▸ THE PROBLEM
Print only the lines from the top of the data through the line with "import pandas as pd", both included, skipping every picture.

-- Start DATA PROVIDED --

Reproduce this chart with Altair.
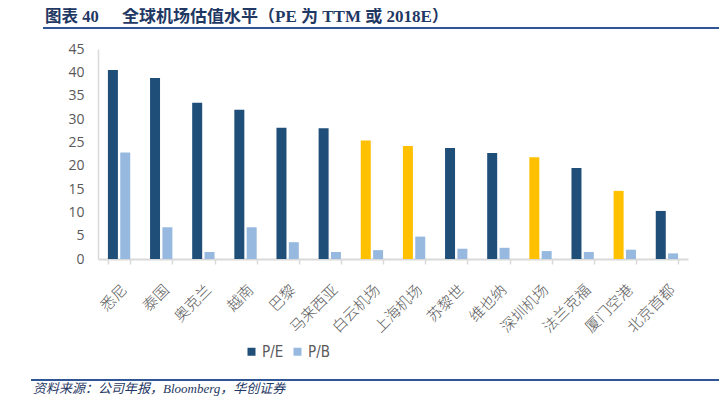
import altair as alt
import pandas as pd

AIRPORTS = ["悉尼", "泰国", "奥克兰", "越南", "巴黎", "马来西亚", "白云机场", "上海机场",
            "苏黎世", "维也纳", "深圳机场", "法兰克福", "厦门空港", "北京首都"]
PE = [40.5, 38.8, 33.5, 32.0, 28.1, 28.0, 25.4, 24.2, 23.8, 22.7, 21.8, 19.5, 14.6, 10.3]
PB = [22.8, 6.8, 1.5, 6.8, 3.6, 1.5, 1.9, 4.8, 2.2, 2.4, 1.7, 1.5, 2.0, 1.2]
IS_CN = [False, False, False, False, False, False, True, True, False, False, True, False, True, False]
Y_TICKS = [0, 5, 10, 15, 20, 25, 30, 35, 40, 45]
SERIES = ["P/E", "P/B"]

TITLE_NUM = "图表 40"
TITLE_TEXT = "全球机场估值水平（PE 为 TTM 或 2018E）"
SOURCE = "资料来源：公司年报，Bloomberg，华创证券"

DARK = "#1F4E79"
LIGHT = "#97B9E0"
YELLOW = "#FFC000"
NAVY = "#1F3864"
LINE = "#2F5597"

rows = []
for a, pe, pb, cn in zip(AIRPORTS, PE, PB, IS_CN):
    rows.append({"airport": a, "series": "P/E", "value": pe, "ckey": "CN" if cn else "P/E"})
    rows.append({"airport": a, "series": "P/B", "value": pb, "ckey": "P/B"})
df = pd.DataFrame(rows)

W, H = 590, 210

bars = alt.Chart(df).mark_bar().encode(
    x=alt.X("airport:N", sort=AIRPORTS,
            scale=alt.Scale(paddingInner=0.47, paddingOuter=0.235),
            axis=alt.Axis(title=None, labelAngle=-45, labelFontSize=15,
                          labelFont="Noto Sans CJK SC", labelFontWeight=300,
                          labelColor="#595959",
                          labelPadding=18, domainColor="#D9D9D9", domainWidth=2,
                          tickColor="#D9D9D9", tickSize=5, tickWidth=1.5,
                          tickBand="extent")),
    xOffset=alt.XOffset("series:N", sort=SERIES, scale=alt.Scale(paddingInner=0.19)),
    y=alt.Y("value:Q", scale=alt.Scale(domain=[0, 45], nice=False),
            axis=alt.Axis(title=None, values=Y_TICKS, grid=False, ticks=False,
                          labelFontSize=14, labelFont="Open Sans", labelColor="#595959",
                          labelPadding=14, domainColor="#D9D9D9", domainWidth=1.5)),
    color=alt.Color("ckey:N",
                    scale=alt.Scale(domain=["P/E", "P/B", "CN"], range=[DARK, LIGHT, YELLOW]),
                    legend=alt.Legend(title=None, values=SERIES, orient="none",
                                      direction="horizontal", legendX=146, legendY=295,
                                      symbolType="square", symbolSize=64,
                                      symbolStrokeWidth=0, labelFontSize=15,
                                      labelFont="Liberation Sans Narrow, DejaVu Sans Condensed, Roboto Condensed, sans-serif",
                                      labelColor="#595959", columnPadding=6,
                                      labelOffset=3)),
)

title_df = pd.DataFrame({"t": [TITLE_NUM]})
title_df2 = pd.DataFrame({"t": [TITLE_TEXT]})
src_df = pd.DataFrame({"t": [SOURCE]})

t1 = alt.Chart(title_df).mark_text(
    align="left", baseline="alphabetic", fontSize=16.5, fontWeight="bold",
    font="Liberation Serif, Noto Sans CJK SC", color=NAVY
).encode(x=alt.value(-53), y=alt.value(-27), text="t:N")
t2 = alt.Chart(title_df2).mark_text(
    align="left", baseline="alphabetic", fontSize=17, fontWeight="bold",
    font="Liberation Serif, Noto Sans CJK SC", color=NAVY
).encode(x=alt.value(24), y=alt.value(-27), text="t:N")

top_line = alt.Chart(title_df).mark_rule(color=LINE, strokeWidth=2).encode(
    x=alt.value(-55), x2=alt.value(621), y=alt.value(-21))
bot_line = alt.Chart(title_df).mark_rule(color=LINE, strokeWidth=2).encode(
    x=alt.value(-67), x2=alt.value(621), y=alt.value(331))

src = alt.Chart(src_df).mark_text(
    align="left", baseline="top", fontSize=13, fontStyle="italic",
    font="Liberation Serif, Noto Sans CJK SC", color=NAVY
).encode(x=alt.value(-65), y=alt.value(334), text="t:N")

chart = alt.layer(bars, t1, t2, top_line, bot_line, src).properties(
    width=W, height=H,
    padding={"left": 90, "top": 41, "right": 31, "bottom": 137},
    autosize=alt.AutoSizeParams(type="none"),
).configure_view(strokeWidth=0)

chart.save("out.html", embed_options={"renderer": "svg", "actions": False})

-- End DATA PROVIDED --

▸ RESULT BELOW
Reproduce this chart with Altair.
import altair as alt
import pandas as pd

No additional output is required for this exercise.